In June 1943, De Hauteclcocque escaped arrest when Cortuaud was detained by the Germans and ventured to Monaco with her daughter, remaining there for six weeks before returning to Paris to continue her clandestine work. She stopped working for the French Resistance in 1944. De Hauteclocque was involved in the Liberation of Paris in the Seine department in August 1944. Following the liberation of Paris, she was assigned to the Bureau Central de Renseignements et d'Action social services.
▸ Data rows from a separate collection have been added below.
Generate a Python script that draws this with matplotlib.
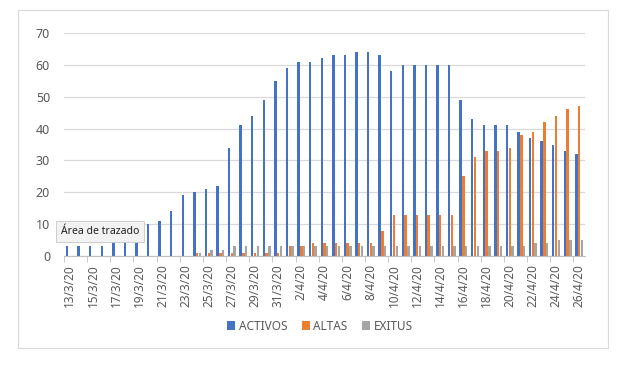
import matplotlib.pyplot as plt
from matplotlib.patches import Rectangle
import numpy as np
import pandas as pd

plt.rcParams['font.family'] = ['Noto Sans', 'DejaVu Sans']

dias = pd.date_range("2020-03-13", "2020-04-26")
etiquetas = [f"{d.day}/{d.month}/20" for d in dias]

activos = [3, 3, 3, 3, 6, 7, 8, 10, 11, 14, 19, 20, 21, 22, 34, 41, 44, 49, 55, 59,
           61, 61, 62, 63, 63, 64, 64, 63, 58, 60, 60, 60, 60, 60, 49, 43, 41, 41, 41,
           39, 37, 36, 35, 33, 32]
altas = [0, 0, 0, 0, 0, 0, 0, 0, 0, 0, 0, 1, 1, 1, 1, 1, 1, 1, 1, 3,
         3, 4, 4, 4, 4, 4, 4, 8, 13, 13, 13, 13, 13, 13, 25, 31, 33, 33, 34,
         38, 39, 42, 44, 46, 47]
exitus = [0, 0, 0, 0, 0, 0, 0, 0, 0, 0, 0, 1, 2, 2, 3, 3, 3, 3, 3, 3,
          3, 3, 3, 3, 3, 3, 3, 3, 3, 3, 3, 3, 3, 3, 3, 3, 3, 3, 3,
          3, 4, 4, 5, 5, 5]

series = [("ACTIVOS", activos, "#4472C4"),
          ("ALTAS", altas, "#ED7D31"),
          ("EXITUS", exitus, "#A5A5A5")]

fig = plt.figure(figsize=(6.25, 3.68), dpi=100)
ax = fig.add_axes([0.1024, 0.3043, 0.8336, 0.606])

x = np.arange(len(etiquetas))
ancho = 0.21
for i, (nombre, vals, color) in enumerate(series):
    ax.bar(x + (i - 1) * 0.24, vals, width=ancho, color=color, label=nombre, zorder=2)

ax.set_xlim(-0.5, len(etiquetas) - 0.5)
ax.set_ylim(0, 70)
ax.set_yticks(range(0, 71, 10))
ax.yaxis.grid(True, color="#d9d9d9", linewidth=0.9, zorder=0)
ax.set_axisbelow(True)

ax.set_xticks(x[::2])
ax.set_xticklabels(etiquetas[::2], rotation=90)
ax.set_xticks(np.arange(-0.5, len(etiquetas), 2), minor=True)
ax.tick_params(axis="x", which="major", length=0, pad=6, labelsize=8.5, labelcolor="#595959")
ax.tick_params(axis="x", which="minor", length=4, color="#bfbfbf")
ax.tick_params(axis="y", length=0, pad=10, labelsize=9, labelcolor="#595959")

for s in ["top", "right", "left"]:
    ax.spines[s].set_visible(False)
ax.spines["bottom"].set_color("#bfbfbf")

fig.legend(loc="center", bbox_to_anchor=(0.512, 0.114), ncol=3, frameon=False,
           fontsize=8.5, handlelength=0.7, handleheight=0.7, handletextpad=0.3,
           columnspacing=1.2, labelcolor="#595959")

# marco del gráfico
fig.patches.append(Rectangle((18 / 625, 1 - 348 / 368), 590 / 625, 338 / 368,
                             transform=fig.transFigure, fill=False,
                             edgecolor="#d9d9d9", linewidth=0.8))

# tooltip de Excel
fig.text(61 / 625, 1 - 231.5 / 368, "Área de trazado", fontsize=7.5, va="center",
         color="#222222", zorder=10,
         bbox=dict(boxstyle="square,pad=0.45", facecolor="#f2f2f2", edgecolor="#c8c8c8",
                   linewidth=0.6))

fig.savefig("out.png", dpi=100)
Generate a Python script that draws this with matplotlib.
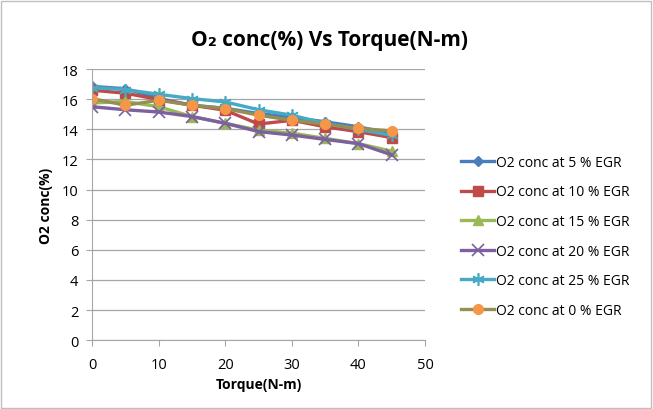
import matplotlib
matplotlib.use("Agg")
import matplotlib.pyplot as plt
from matplotlib.patches import Rectangle

plt.rcParams['font.family'] = ['Open Sans', 'DejaVu Sans']

torque = [0, 5, 10, 15, 20, 25, 30, 35, 40, 45]

egr5 = [16.85, 16.7, 16.05, 15.6, 15.4, 15.05, 14.8, 14.5, 14.17, 13.7]
egr10 = [16.6, 16.4, 15.98, 15.6, 15.27, 14.35, 14.6, 14.17, 13.84, 13.45]
egr15 = [15.75, 15.85, 15.5, 14.85, 14.4, 13.95, 13.75, 13.4, 13.05, 12.55]
egr20 = [15.5, 15.3, 15.15, 14.85, 14.4, 13.85, 13.62, 13.33, 13.05, 12.3]
egr25 = [16.77, 16.64, 16.33, 16.04, 15.82, 15.3, 14.94, 14.39, 14.0, 13.6]
egr0 = [16.04, 15.6, 15.93, 15.6, 15.38, 14.94, 14.6, 14.34, 14.06, 13.9]

labels = ["O2 conc at 5 % EGR", "O2 conc at 10 % EGR", "O2 conc at 15 % EGR",
          "O2 conc at 20 % EGR", "O2 conc at 25 % EGR", "O2 conc at 0 % EGR"]

fig = plt.figure(figsize=(6.53, 4.10), dpi=100)
ax = fig.add_axes([0.141, 0.168, 0.510, 0.661])

ax.plot(torque, egr5, color='#4A7EBB', lw=2.4, marker='D', ms=5, label=labels[0])
ax.plot(torque, egr10, color='#BE4B48', lw=2.4, marker='s', ms=7, label=labels[1])
ax.plot(torque, egr15, color='#98B954', lw=2.4, marker='^', ms=7, label=labels[2])
ax.plot(torque, egr20, color='#7D60A0', lw=2.4, marker='x', ms=8, mew=1.2, label=labels[3])
ax.plot(torque, egr25, color='#46AAC5', lw=2.4, marker=(6, 2, 0), ms=9, mew=1.2, label=labels[4])
ax.plot(torque, egr0, color='#958E55', lw=2.4, marker='o', ms=7, mfc='#F79646', mec='#F79646',
        label=labels[5])

ax.set_xlim(0, 50)
ax.set_ylim(0, 18)
ax.set_xticks(range(0, 51, 10))
ax.set_yticks(range(0, 19, 2))
ax.grid(axis='y', color='#A6A6A6', lw=0.9)
ax.set_axisbelow(True)
for s in ['top', 'right']:
    ax.spines[s].set_visible(False)
for s in ['left', 'bottom']:
    ax.spines[s].set_color('#A6A6A6')
ax.tick_params(axis='both', length=4, color='#A6A6A6', labelsize=10.5, pad=8)
ax.tick_params(axis='y', pad=6)

ax.set_xlabel("Torque(N-m)", fontsize=10, fontweight='bold', labelpad=4)
ax.set_ylabel("O2 conc(%)", fontsize=10, fontweight='bold', labelpad=6)
fig.text(0.505, 0.902, "O₂ conc(%) Vs Torque(N-m)", ha='center', va='center',
         fontsize=15, fontweight='bold')

ax.legend(loc='center left', bbox_to_anchor=(1.07, 0.383), frameon=False, fontsize=10,
          handlelength=2.4, handletextpad=0.1, labelspacing=1.05)

fig.patches.append(Rectangle((0.002, 0.003), 0.995, 0.993, transform=fig.transFigure,
                             fill=False, edgecolor='#BFBFBF', lw=1))

fig.savefig("out.png", dpi=100)
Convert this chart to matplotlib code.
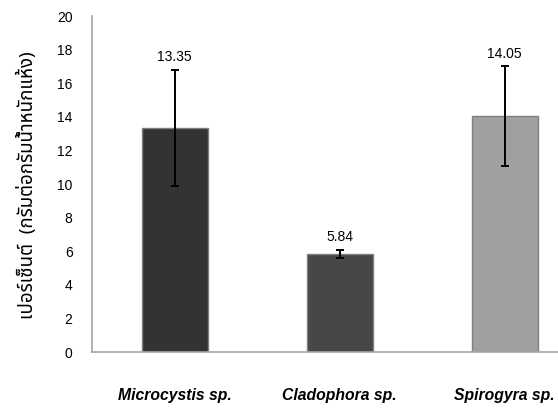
import matplotlib
matplotlib.use("Agg")
import matplotlib.pyplot as plt

# ข้อมูลจากกราฟ
species = ["Microcystis sp.", "Cladophora sp.", "Spirogyra sp."]
percent = [13.35, 5.84, 14.05]
sd = [3.45, 0.22, 2.95]
bar_colors = ["#333333", "#474747", "#a0a0a0"]
yticks = [0, 2, 4, 6, 8, 10, 12, 14, 16, 18, 20]

fig = plt.figure(figsize=(5.58, 4.08), dpi=100)
ax = fig.add_axes([92 / 558, 1 - 352 / 408, 1 - 92 / 558, 336 / 408])

x = range(len(species))
ax.bar(x, percent, width=0.4, color=bar_colors, edgecolor="#7f7f7f", linewidth=1, zorder=2)
ax.errorbar(x, percent, yerr=sd, fmt="none", ecolor="black", elinewidth=1.4,
            capsize=3, capthick=1.4, zorder=3)

for xi, v, e in zip(x, percent, sd):
    ax.text(xi, v + e + 0.35, f"{v:.2f}", ha="center", va="bottom",
            family="Liberation Sans", fontsize=10)

ax.set_xlim(-0.5, (558 - 92) / 165 - 0.5)
ax.set_ylim(0, 20)
ax.set_yticks(yticks)
ax.set_yticklabels([str(t) for t in yticks], family="Liberation Sans", fontsize=10)
ax.set_xticks(list(x))
ax.set_xticklabels(species, family="Liberation Sans", fontsize=11.3,
                   fontweight="bold", fontstyle="italic")
ax.tick_params(axis="y", length=0, pad=14)
ax.tick_params(axis="x", length=0, pad=26)

for s in ["top", "right"]:
    ax.spines[s].set_visible(False)
for s in ["left", "bottom"]:
    ax.spines[s].set_color("#a6a6a6")
    ax.spines[s].set_linewidth(1.2)

fig.text(27 / 558, 1 - 185 / 408, "เปอร์เซ็นต์  (กรัมต่อกรัมน้ำหนักแห้ง)",
         rotation=90, ha="center", va="center", fontsize=13.5, fontweight="heavy",
         family=["Noto Sans Thai", "DejaVu Sans"])

fig.savefig("out.png")
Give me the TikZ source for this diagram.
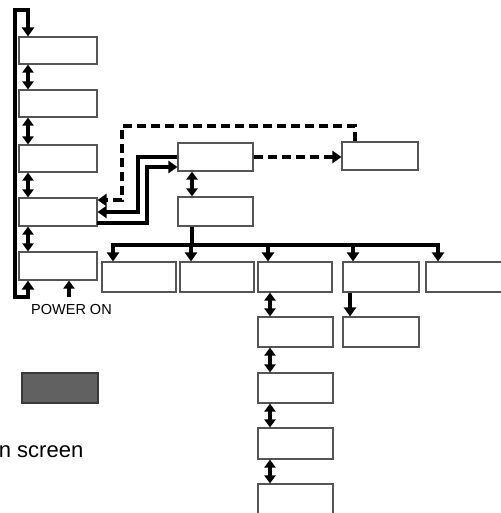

De Hautecolcoque was demobilised at the rank of captain on 31 December 1946. She had been awarded the Croix de Guerre 1939–1945, the Resistance Medal with Rosette, the Commemorative medal for voluntary service in Free France and the Légion d'honneur à titre militaire.

De Hauteclocque went into politics in 1947. She became a member of the Gaullist party, the Rally of the French People, and was elected councillor of the 15th arrondissement of Paris at the 1947 French municipal elections to the Council of Paris held that October. She remained in the seat until 1989. De Hauteclocque was the Council of Paris' vice-president between 1954 and 1955 and for a second time from 1962 to 1963. She was the first woman to chair the Council of Paris between 1972 and 1973. While on the council, De Hauteclocque was a specialist in security issues such as being the rapporteur for the police budget. This saw her work closely with the Paris police authorities during the 1950s and the 1960s. De Hauteclocque was appointed Deputy Mayor of Paris in charge of police and security by the city's mayor Jacques Chirac in 1977 immediately following his election to the position.

At the 1958 French legislative election, De Hauteclocque unsuccessfully ran for election to represent Paris's 18th constituency on behalf of the Union for the New Republic party in the National Assembly. She was able to get elected at the following 1962 French legislative election and took up her seat on 25 November 1962 which she held until 1 April 1986 after agreeing with Chirac to give up her mandate and be placed last on the party's electoral list. De Hauteclocque changed parties to the Union of Democrats for the Republic and then the Rally for the Republic. She served on the Foreign Affairs Committee as well as the National Defence and Armed Forces Committee and on the Rally for the Republic's central committee.

That September, De Hauteclocque stood for election to the Senate. She was elected to serve the Paris district and took up her seat on 28 September 1986. De Hauteclocque was a member of the Foreign Affairs Committee during her time in the Senate. Her seat was vacated following her death and a special election was held to elect her successor.

==Personal life==
In 1932, she married second lieutenant Pierre de Hauteclocque. They had a daughter. The marriage was later dissolved. On 18 January 1993, De Hauteclcoque died in Paris after a cardiac arrest.

== Legacy ==
The Square Nicole-de-Hauteclocque public space in the 15th arrondissement of Paris is named for her.